In a second boom toward the end of the century, motor vehicle manufacturing emerged in and around Vienna; particularly with the founding of the Österreichische Daimler-Motoren-Gesellschaft in 1899, which supplied all branches of the new motorised transport and soon employed well over one thousand people. Howevere, the first car of K.u.K. (imperial and royal) Monarchy was built in Moravia in 1888. As in Western Europe an electrical industry emerged, also centred on Vienna, and electric and gas transmission infrastructure was built around the country. Further important sectors to emerge included the food industry, particularly sugar manufacturing from beet, and paper production, which was boosted by the vast forests of this Alpine country.

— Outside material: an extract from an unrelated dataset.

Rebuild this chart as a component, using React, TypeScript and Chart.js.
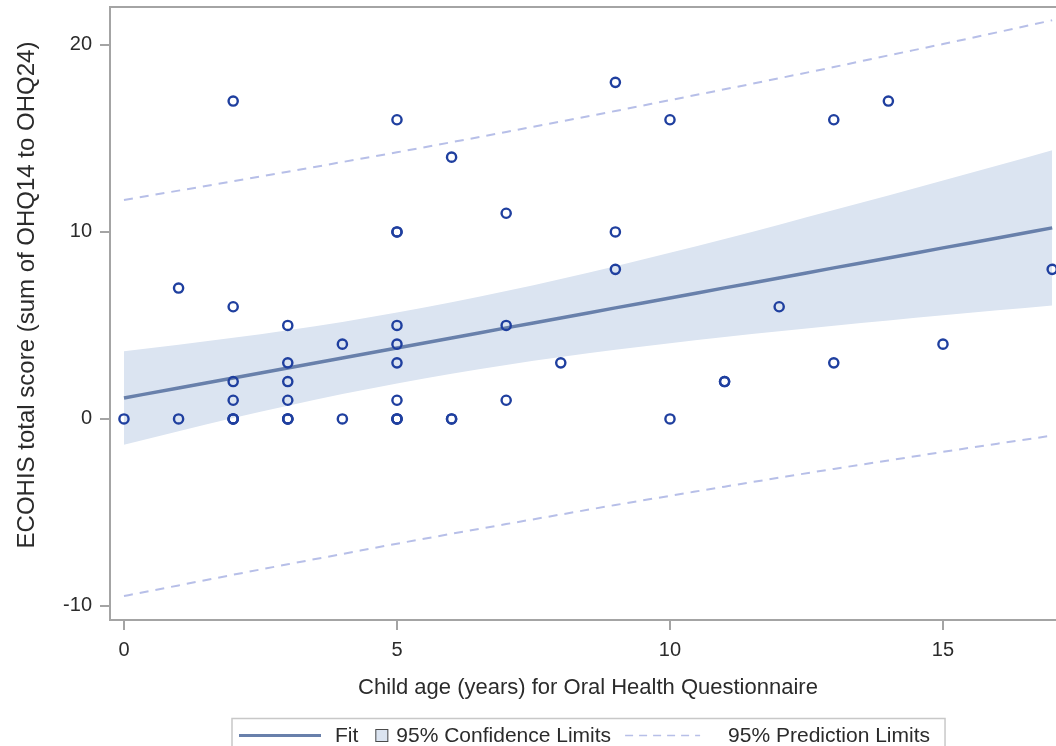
import React, { useEffect, useRef } from "react";
import { Chart, registerables, ScatterController, LineController } from "chart.js";

// Controllers that do not reserve extra layout padding for point overflow,
// so the plot area can run to the canvas edge like the reference.
class EdgeScatterController extends ScatterController {
  getMaxOverflow() {
    return 0;
  }
}
(EdgeScatterController as any).id = "edgeScatter";
(EdgeScatterController as any).defaults = (ScatterController as any).defaults;
(EdgeScatterController as any).overrides = (ScatterController as any).overrides;

class EdgeLineController extends LineController {
  getMaxOverflow() {
    return 0;
  }
}
(EdgeLineController as any).id = "edgeLine";
(EdgeLineController as any).defaults = (LineController as any).defaults;
(EdgeLineController as any).overrides = (LineController as any).overrides;

Chart.register(...registerables, EdgeScatterController, EdgeLineController);

const FONT = "'Liberation Sans', Arial, Helvetica, sans-serif";

// Observed data: child age (x) vs ECOHIS score (y); repeated pairs listed more than once
const ageX = [0, 1, 1, 2, 2, 2, 2, 2, 2, 2, 3, 3, 3, 3, 3, 3, 3, 4, 4, 5, 5, 5, 5, 5, 5, 5, 5, 5, 5, 6, 6, 6, 7, 7, 7, 8, 9, 9, 9, 10, 10, 11, 11, 12, 13, 13, 14, 15, 17];
const scoreY = [0, 7, 0, 17, 6, 2, 1, 0, 0, 0, 5, 3, 2, 1, 0, 0, 0, 4, 0, 16, 10, 10, 5, 4, 3, 1, 0, 0, 0, 14, 0, 0, 11, 5, 1, 3, 18, 10, 8, 16, 0, 2, 2, 6, 16, 3, 17, 4, 8];

// Regression fit, confidence band and prediction band, read at each integer age
const bandX = [0, 1, 2, 3, 4, 5, 6, 7, 8, 9, 10, 11, 12, 13, 14, 15, 16, 17];
const fitY = [1.12, 1.66, 2.19, 2.73, 3.26, 3.8, 4.33, 4.87, 5.4, 5.94, 6.47, 7.01, 7.54, 8.08, 8.61, 9.15, 9.68, 10.22];
const clUpper = [3.62, 3.97, 4.34, 4.75, 5.19, 5.69, 6.24, 6.84, 7.49, 8.17, 8.89, 9.63, 10.39, 11.17, 11.95, 12.75, 13.55, 14.37];
const clLower = [-1.38, -0.66, 0.05, 0.71, 1.33, 1.9, 2.42, 2.89, 3.31, 3.7, 4.05, 4.38, 4.69, 4.99, 5.27, 5.54, 5.81, 6.07];
const plUpper = [11.71, 12.21, 12.71, 13.22, 13.74, 14.26, 14.8, 15.35, 15.91, 16.47, 17.05, 17.63, 18.22, 18.82, 19.44, 20.05, 20.68, 21.32];
const plLower = [-9.47, -8.9, -8.33, -7.77, -7.22, -6.67, -6.14, -5.62, -5.11, -4.6, -4.11, -3.62, -3.14, -2.67, -2.22, -1.76, -1.32, -0.89];

const xTicks = [0, 5, 10, 15];
const yTicks = [-10, 0, 10, 20];
const xTitle = "Child age (years) for Oral Health Questionnaire";
const yTitle = "ECOHIS total score (sum of OHQ14 to OHQ24)";
const legendLabels = ["Fit", "95% Confidence Limits", "95% Prediction Limits"];

const POINT_COLOR = "#1f3f9f";
const FIT_COLOR = "#6880ab";
const BAND_COLOR = "#dbe4f1";
const PRED_COLOR = "#b7bfe8";
const AXIS_COLOR = "#a4a4a4";
const TEXT_COLOR = "#2b2b2b";

const pairs = (xs: number[], ys: number[]) => xs.map((x, i) => ({ x, y: ys[i] }));

const framePlugin = {
  id: "topFrameAndTitles",
  afterDraw(chart: any) {
    const { ctx, chartArea } = chart;
    ctx.save();
    ctx.strokeStyle = AXIS_COLOR;
    ctx.lineWidth = 2;
    ctx.beginPath();
    ctx.moveTo(chartArea.left, chartArea.top);
    ctx.lineTo(chartArea.right, chartArea.top);
    ctx.stroke();
    ctx.fillStyle = TEXT_COLOR;
    ctx.textAlign = "center";
    ctx.textBaseline = "middle";
    // x axis title
    ctx.font = `22px ${FONT}`;
    ctx.fillText(xTitle, 588, 688);
    // y axis title (rotated)
    ctx.translate(27, 295);
    ctx.rotate(-Math.PI / 2);
    ctx.font = `24px ${FONT}`;
    ctx.fillText(yTitle, 0, 0);
    ctx.restore();
  },
};

const legendPlugin = {
  id: "boxLegend",
  afterDraw(chart: any) {
    const { ctx, chartArea } = chart;
    ctx.save();
    ctx.font = `21px ${FONT}`;
    const w = legendLabels.map((t) => ctx.measureText(t).width);
    const total = 7 + 82 + 14 + w[0] + 17 + 13 + 8 + w[1] + 14 + 75 + 28 + w[2] + 15;
    const cx = (chartArea.left + chartArea.right) / 2 + 6;
    let x = Math.round(cx - total / 2);
    const top = 718.5;
    const midY = 735.5;
    ctx.strokeStyle = "#c8c8c8";
    ctx.lineWidth = 1.5;
    ctx.strokeRect(x, top, total, 40);
    x += 7;
    // fit line sample
    ctx.strokeStyle = FIT_COLOR;
    ctx.lineWidth = 3;
    ctx.beginPath();
    ctx.moveTo(x, midY);
    ctx.lineTo(x + 82, midY);
    ctx.stroke();
    x += 82 + 14;
    ctx.fillStyle = TEXT_COLOR;
    ctx.textBaseline = "middle";
    ctx.textAlign = "left";
    ctx.fillText(legendLabels[0], x, midY + 1);
    x += w[0] + 17;
    // confidence swatch
    ctx.fillStyle = BAND_COLOR;
    ctx.fillRect(x, midY - 6.5, 13, 13);
    ctx.strokeStyle = "#4a4a4a";
    ctx.lineWidth = 1;
    ctx.strokeRect(x + 0.5, midY - 6, 12, 12);
    x += 13 + 8;
    ctx.fillStyle = TEXT_COLOR;
    ctx.fillText(legendLabels[1], x, midY + 1);
    x += w[1] + 14;
    // prediction dashed sample
    ctx.strokeStyle = PRED_COLOR;
    ctx.lineWidth = 1.5;
    ctx.setLineDash([8, 6]);
    ctx.beginPath();
    ctx.moveTo(x, midY);
    ctx.lineTo(x + 75, midY);
    ctx.stroke();
    ctx.setLineDash([]);
    x += 75 + 28;
    ctx.fillStyle = TEXT_COLOR;
    ctx.fillText(legendLabels[2], x, midY + 1);
    ctx.restore();
  },
};

export default function App() {
  const ref = useRef<HTMLCanvasElement>(null);

  useEffect(() => {
    const canvas = ref.current;
    if (!canvas) return;
    const lineBase = {
      type: "edgeLine",
      pointRadius: 0,
      pointHoverRadius: 0,
      cubicInterpolationMode: "monotone" as const,
    };
    const zeroPad = (s: any) => {
      s.paddingTop = 0;
      s.paddingBottom = 0;
      s.paddingLeft = 0;
      s.paddingRight = 0;
    };
    const chart = new Chart(canvas, {
      type: "edgeScatter" as any,
      data: {
        datasets: [
          {
            label: "Observed",
            data: pairs(ageX, scoreY),
            pointStyle: "circle",
            pointRadius: 4.6,
            pointBorderWidth: 2.4,
            borderColor: POINT_COLOR,
            backgroundColor: "rgba(0,0,0,0)",
            pointBackgroundColor: "rgba(0,0,0,0)",
            pointBorderColor: POINT_COLOR,
            showLine: false,
          } as any,
          {
            ...lineBase,
            label: "Fit",
            data: pairs(bandX, fitY),
            borderColor: FIT_COLOR,
            borderWidth: 3.5,
            fill: false,
          } as any,
          {
            ...lineBase,
            label: "95% Prediction Limits (upper)",
            data: pairs(bandX, plUpper),
            borderColor: PRED_COLOR,
            borderWidth: 2,
            borderDash: [9, 7],
            fill: false,
          } as any,
          {
            ...lineBase,
            label: "95% Prediction Limits (lower)",
            data: pairs(bandX, plLower),
            borderColor: PRED_COLOR,
            borderWidth: 2,
            borderDash: [9, 7],
            fill: false,
          } as any,
          {
            ...lineBase,
            label: "95% Confidence Limits (upper)",
            data: pairs(bandX, clUpper),
            borderWidth: 0,
            borderColor: "rgba(0,0,0,0)",
            backgroundColor: BAND_COLOR,
            fill: "+1",
          } as any,
          {
            ...lineBase,
            label: "95% Confidence Limits (lower)",
            data: pairs(bandX, clLower),
            borderWidth: 0,
            borderColor: "rgba(0,0,0,0)",
            backgroundColor: BAND_COLOR,
            fill: false,
          } as any,
        ],
      },
      options: {
        animation: false,
        responsive: false,
        devicePixelRatio: 1,
        layout: { padding: { top: 7, left: 0, right: 0, bottom: 40 } },
        plugins: {
          legend: { display: false },
          tooltip: { enabled: false },
        },
        scales: {
          x: {
            type: "linear",
            position: "bottom",
            min: -0.256,
            max: 17.07,
            afterBuildTicks: (s: any) => {
              s.ticks = xTicks.map((v) => ({ value: v }));
            },
            afterFit: (s: any) => {
              s.height = 86;
              zeroPad(s);
            },
            grid: {
              drawOnChartArea: false,
              drawTicks: true,
              tickLength: 10,
              color: AXIS_COLOR,
              lineWidth: 2,
            },
            border: { display: true, color: AXIS_COLOR, width: 2 },
            ticks: {
              padding: 8,
              color: TEXT_COLOR,
              font: { family: FONT, size: 20 },
              maxRotation: 0,
            },
            title: { display: false, text: xTitle },
          },
          y: {
            type: "linear",
            position: "left",
            min: -10.75,
            max: 22.03,
            afterBuildTicks: (s: any) => {
              s.ticks = yTicks.map((v) => ({ value: v }));
            },
            afterFit: (s: any) => {
              s.width = 110;
              zeroPad(s);
            },
            grid: {
              drawOnChartArea: false,
              drawTicks: true,
              tickLength: 10,
              color: AXIS_COLOR,
              lineWidth: 2,
            },
            border: { display: true, color: AXIS_COLOR, width: 2 },
            ticks: {
              padding: 8,
              color: TEXT_COLOR,
              font: { family: FONT, size: 20 },
            },
            title: { display: false, text: yTitle },
          },
        },
      },
      plugins: [framePlugin, legendPlugin],
    });
    return () => chart.destroy();
  }, []);

  return (
    <div style={{ position: "absolute", left: 0, top: 0, width: 1056, height: 746, background: "#ffffff", overflow: "hidden" }}>
      <canvas ref={ref} width={1056} height={746} style={{ display: "block", width: 1056, height: 746 }} />
    </div>
  );
}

Concurrently, industrial working conditions gradually improved, working time was capped at 11 hours and health and accident insurance was introduced. However, the national and municipal governments did not address the acute housing shortage until the 1920s in the form of construction projects such as the famous Viennese "Arbeiterhöfe". By then, the promising economic upswing of the turn of the century was already history, a casualty of the destruction of the First World War and the subsequent breakup of the Habsburg Empire.